FDIC-insured institutions reported an aggregate profit of $28.8 billion in the quarter – a $7.9 billion improvement from one year earlier. The second-quarter numbers, released Tuesday, make last quarter the eighth consecutive quarter in which earnings registered a year-over-year increase.

As was true in each of the last seven quarters, lower provisions for loan losses led to the improvement in earnings. Second-quarter loss provisions totaled $19 billion – less than half the $40.4 billion that FDIC banks set aside in the second quarter of 2010. Net operating revenue (net interest income plus total non-interest income) fell $3 billion, or 1.8%, from the second quarter of 2010, and realized gains on securities declined $1.3 billion, or 61.1%.

‘Banks have continued to make gradual but steady progress in recovering from the financial market turmoil and severe recession that unfolded from 2007 through 2009,’ said FDIC Acting Chairman Martin J. Gruenberg in a statement.
Sixty percent of institutions reported improved quarterly net income as compared to the same period in 2010, the FDIC's data shows.

Loan performance also improved, as non-current loans and leases – those 90 days or more past due or in non-accrual status – fell for a fifth-consecutive quarter. Insured banks and thrifts charged off $28.8 billion in uncollectible loans during the quarter, which is a 42.1% drop from a year earlier.

The number of banks on the FDIC's ‘Problem List’ fell for the first time in 19 quarters, declining from 888 to 865. Bank failures have totaled 48 this year – a steep fall from the 86 failures recorded in the same period in 2010.

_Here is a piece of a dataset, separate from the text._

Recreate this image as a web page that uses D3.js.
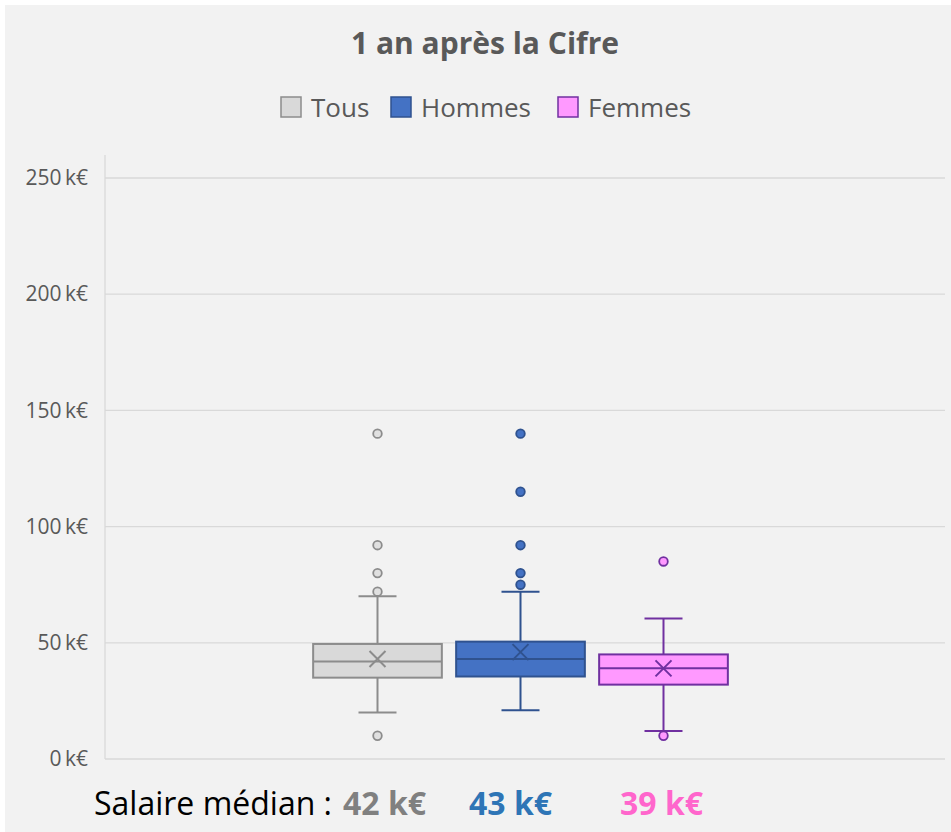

Additionally, loan portfolios grew for the first time in three years. Loan balances posted a quarterly increase for only the second time in the last 12 quarters. (The other increase, which happened in the first quarter of 2010, was artificial in the sense that it reflected new accounting rules.) Total loans and leases increased by $64.4 billion, as loans to commercial and industrial borrowers increased by $34.3 billion, auto loans rose by $9.7 billion and credit card balances grew by $5.2 billion.